Three years after the state began to tear up and rebuild Raleigh’s southern Beltline, the end of crawling traffic and bumpy rides is in sight.
Motorists still must face about six months of traffic shifts, concrete barriers and ramp closures on the 8.5-mile stretch of Interstate 40 from U.S. 1 to the I-40/I-440 split near Garner as crews continue a reconstruction project the state calls Fortify.
“The big things drivers can expect are additional shifts to facilitate construction, shifts into the final pattern and extended ramp closures for reconstruction and tie-in work,” Fortify project engineer David Connor said about the rebuild.
Fortify, which will cost about $183 million when it’s completed, is one of several major Triangle transportation projects that will move forward in 2017, along with the East End Connector in Durham and new on-ramp signals on Interstate 540.
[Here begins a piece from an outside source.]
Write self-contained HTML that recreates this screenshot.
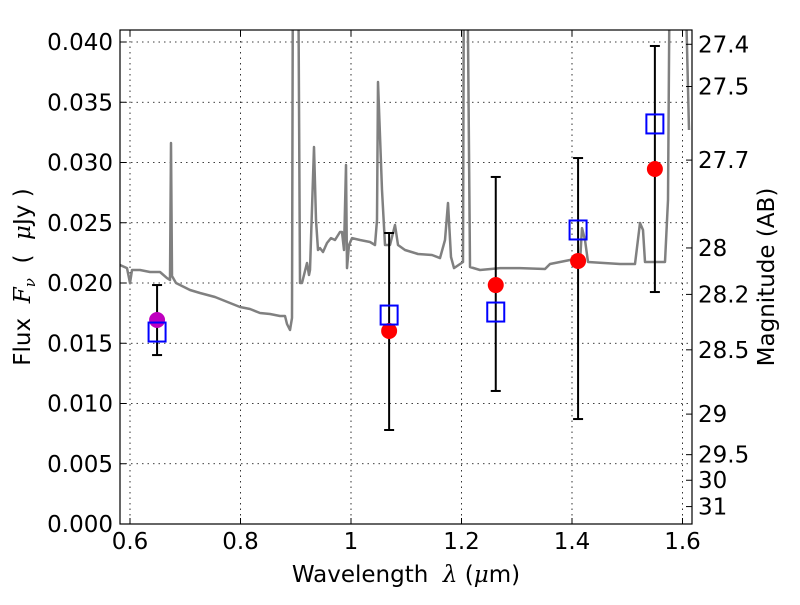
<!DOCTYPE html>
<html><head><meta charset="utf-8"><style>
html,body{margin:0;padding:0;background:#fff;}
svg text{font-family:"DejaVu Sans","Liberation Sans",sans-serif;fill:#000;white-space:pre;}
.m{font-family:"DejaVu Serif","Liberation Serif",serif;font-style:italic;}
</style></head><body>
<svg id="chart" width="800" height="600" viewBox="0 0 800 600" xmlns="http://www.w3.org/2000/svg">
<defs><clipPath id="plotclip"><rect x="120" y="30" width="572" height="494"/></clipPath></defs>
<rect x="0" y="0" width="800" height="600" fill="#fff"/>
<g id="grid"></g>
<g id="spec" clip-path="url(#plotclip)"></g>
<g id="marks"></g>
<rect x="120" y="30" width="572" height="494" fill="none" stroke="#000" stroke-width="1.2"/>
<g id="axes"></g>
<text x="406" y="582" font-size="23" text-anchor="middle">Wavelength&#160;&#160;<tspan class="m">λ</tspan>&#160;(<tspan class="m">μ</tspan>m)</text>
<text transform="translate(30,277) rotate(-90)" font-size="23" text-anchor="middle">Flux&#160;&#160;<tspan class="m">F</tspan><tspan class="m" font-size="15" dy="5">ν</tspan><tspan dy="-5">&#160;&#160;(&#160;&#160;</tspan><tspan class="m">μ</tspan>Jy&#160;)</text>
<text transform="translate(774,277) rotate(-90)" font-size="23" text-anchor="middle">Magnitude (AB)</text>
</svg>
<script>
const xTicks=[0.6,0.8,1.0,1.2,1.4,1.6];
const xTickLabels=["0.6","0.8","1","1.2","1.4","1.6"];
const yTicks=[0,0.005,0.010,0.015,0.020,0.025,0.030,0.035,0.040];
const yTickLabels=["0.000","0.005","0.010","0.015","0.020","0.025","0.030","0.035","0.040"];
const magTicks=[27.4,27.5,27.7,28,28.2,28.5,29,29.5,30,31];
const magTickLabels=["27.4","27.5","27.7","28","28.2","28.5","29","29.5","30","31"];
const specWl=[0.5819,0.5946,0.6,0.6036,0.6181,0.6362,0.6543,0.6670,0.6724,0.6742,0.6760,0.6833,0.6905,0.7086,0.7267,0.7538,0.7810,0.7991,0.8172,0.8353,0.8534,0.8715,0.8805,0.8842,0.8896,0.8932,0.8950,0.9041,0.9077,0.9113,0.9204,0.9240,0.9258,0.9330,0.9367,0.9403,0.9439,0.9493,0.9566,0.9638,0.9710,0.9801,0.9837,0.9873,0.9910,0.9928,0.9964,1.0018,1.0163,1.0344,1.0434,1.0471,1.0489,1.0561,1.0615,1.0706,1.0796,1.0851,1.0977,1.1213,1.1466,1.1611,1.1701,1.1756,1.1810,1.1864,1.2027,1.2045,1.2100,1.2154,1.2335,1.2697,1.3059,1.3511,1.3602,1.3964,1.4145,1.4181,1.4235,1.4290,1.4869,1.5140,1.5231,1.5285,1.5321,1.5683,1.5738,1.5774,1.6027,1.6118];
const specFlux=[0.02149,0.02124,0.02000,0.02108,0.02108,0.02091,0.02091,0.02041,0.02025,0.03162,0.02058,0.02000,0.01983,0.01942,0.01917,0.01884,0.01834,0.01801,0.01784,0.01751,0.01743,0.01726,0.01726,0.01660,0.01610,0.01710,0.05,0.05,0.02000,0.02000,0.02166,0.02066,0.02108,0.03129,0.02523,0.02274,0.02290,0.02257,0.02332,0.02373,0.02357,0.02423,0.02423,0.02274,0.02979,0.02124,0.02315,0.02373,0.02357,0.02340,0.02315,0.02523,0.03668,0.02772,0.02315,0.02315,0.02481,0.02315,0.02274,0.02241,0.02232,0.02207,0.02357,0.02664,0.02216,0.02124,0.02174,0.05,0.05,0.02133,0.02108,0.02124,0.02124,0.02116,0.02158,0.02191,0.02174,0.02456,0.02357,0.02174,0.02158,0.02158,0.02498,0.02440,0.02174,0.02174,0.02689,0.05,0.05,0.03270];
const photWl=[0.649,1.069,1.262,1.411,1.550];
const obsFlux=[0.01693,0.01602,0.01983,0.02183,0.02946];
const errLow=[0.01402,0.0078,0.01104,0.00871,0.01925];
const errHigh=[0.01983,0.02415,0.0288,0.03037,0.03967];
const modelFlux=[0.01593,0.01734,0.01759,0.0244,0.0332];

const NS="http://www.w3.org/2000/svg";
const X0=120,X1=692,Y0=30,Y1=524;
const xs=v=>130+(v-0.6)*552.5;
const ys=v=>524-v*12050;
const magToFlux=m=>Math.pow(10,(23.9-m)/2.5);
function mk(tag,attrs,parent){const e=document.createElementNS(NS,tag);for(const k in attrs)e.setAttribute(k,attrs[k]);parent.appendChild(e);return e;}
const grid=document.getElementById('grid'),axes=document.getElementById('axes');
xTicks.forEach((t,i)=>{const x=xs(t);
 const g=mk('line',{x1:x,x2:x,y1:Y0,y2:Y1,stroke:'#000','stroke-width':0.8,'stroke-dasharray':'1.5,4'},grid);
 
 mk('line',{x1:x,x2:x,y1:Y1,y2:Y1-6,stroke:'#000'},axes);
 mk('line',{x1:x,x2:x,y1:Y0,y2:Y0+6,stroke:'#000'},axes);
 const l=mk('text',{x:x,y:549,'font-size':23,'text-anchor':'middle'},axes);l.textContent=xTickLabels[i];
 });
yTicks.forEach((t,i)=>{const y=ys(t);
 const g=mk('line',{x1:X0,x2:X1,y1:y,y2:y,stroke:'#000','stroke-width':0.8,'stroke-dasharray':'1.5,4'},grid);
 
 mk('line',{x1:X0,x2:X0+6,y1:y,y2:y,stroke:'#000'},axes);
 const l=mk('text',{x:113,y:y+8,'font-size':23,'text-anchor':'end'},axes);l.textContent=yTickLabels[i];
 });
magTicks.forEach((m,i)=>{const y=ys(magToFlux(m));
 mk('line',{x1:X1,x2:X1-6,y1:y,y2:y,stroke:'#000'},axes);
 const l=mk('text',{x:698,y:y+8,'font-size':23,'text-anchor':'start'},axes);l.textContent=magTickLabels[i];
 });
const spec=document.getElementById('spec');
const d=specWl.map((w,i)=>(i?'L':'M')+xs(w).toFixed(1)+','+ys(specFlux[i]).toFixed(1)).join(' ');
const sp=mk('path',{d:d,fill:'none',stroke:'#808080','stroke-width':2.5,'stroke-linejoin':'round'},spec);

const marks=document.getElementById('marks');
photWl.forEach((w,i)=>{const x=xs(w);
 const eb=mk('line',{x1:x,x2:x,y1:ys(errLow[i]),y2:ys(errHigh[i]),stroke:'#000','stroke-width':2},marks);
 
 [errLow[i],errHigh[i]].forEach(v=>mk('line',{x1:x-5,x2:x+5,y1:ys(v),y2:ys(v),stroke:'#000','stroke-width':2},marks));
 const c=mk('circle',{cx:x,cy:ys(obsFlux[i]),r:8,fill:i===0?'#bf00bf':'#ff0000'},marks);
 
 const s=mk('rect',{x:x-8.5,y:ys(modelFlux[i])-9.5,width:17,height:19,fill:'none',stroke:'#0000ff','stroke-width':2},marks);
 });
</script>
</body></html>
Weather permitting, crews will soon begin to shift traffic to the inside lanes of I-40 to allow contractors to rebuild the outside lanes. NCDOT spokesman Steve Abbott said ramp closures, similar to those that occurred in the fall, will mostly occur over a weekend but could last as long as a week depending on the ramp.
When warmer weather arrives, the contractor can start opening outside lanes in stages. All lanes are expected to open in late spring or early summer.
“Even when all the lanes are open, there will be additional work, as the entire project will get another layer of asphalt,” Abbott said. “That will be done at night, when lane closures have no impact on travel.”
A larger project
The Fortify project was not designed to widen the Beltline, but rather replace 11.5 miles of pavement that was crumbling because of a chemical reaction occurring beneath the surface of the 30-year-old roadway. The work began in 2013 when crews rebuilt a 3.5-mile section of I-440 from the I-40/I-440 split to just north of the Knightdale Bypass. The current work on I-40 started in 2015.
Work was initially anticipated to cause up to 30-minute delays for drivers, but the impact has been much more tolerable, NCDOT officials said. Motorists benefited most from contractors opening three repaved lanes for almost the entire length of the project in 2016.
“With most of the traffic on essentially a brand new highway, driving is smoother through the work zone,” Abbott said.
But smoother roads and reduced congestion have led to more incidents of speeding and associated fender benders, Abbott said.
“The speed limit is 60, but if you drive through there, even in rush hour, you will see vehicles going well above that,” he said. “And it gets worse in non-rush-hour times when the travel lanes aren’t as crowded.”
Other big projects
Here are other major Triangle NCDOT projects in the works:
▪ The 3.9-mile East End Connector in Durham, which will connect the Durham Freeway and Miami Boulevard, is approaching the halfway point in construction. The connector is expected to improve access to Interstate 85 and 40, as well as major employment and retail centers, according to NCDOT.
▪ New stop-and-go lights will be installed on four westbound entrance ramps in the late spring or early summer on Interstate 540. The signals, which are designed to help improve traffic flow during peak commute times, will operate like traffic lights.
▪ A new interchange will open on the Triangle Expressway at Veridea Parkway in early 2017. The interchange, between U.S. 1 and the N.C. 55 bypass in Holly Springs, will provide TriEx access to the future 1,100-acre Veridea development that is expected to eventually contain millions of square feet of retail and office space, along with 8,000 homes and apartments, north of the interchange.
▪ NCDOT officials expect to award a contract later in the year for a Triangle Expressway interchange at Morrisville Parkway to provide additional access from the toll road to western Cary.
▪ Officials expect to award a contract to extend McCrimmon Parkway between Airport Boulevard and Aviation Parkway. It would be a four-lane, median-divided roadway with multi-use paths and bike lanes and is anticipated to help reduce growing congestion along the N.C. 54 corridor.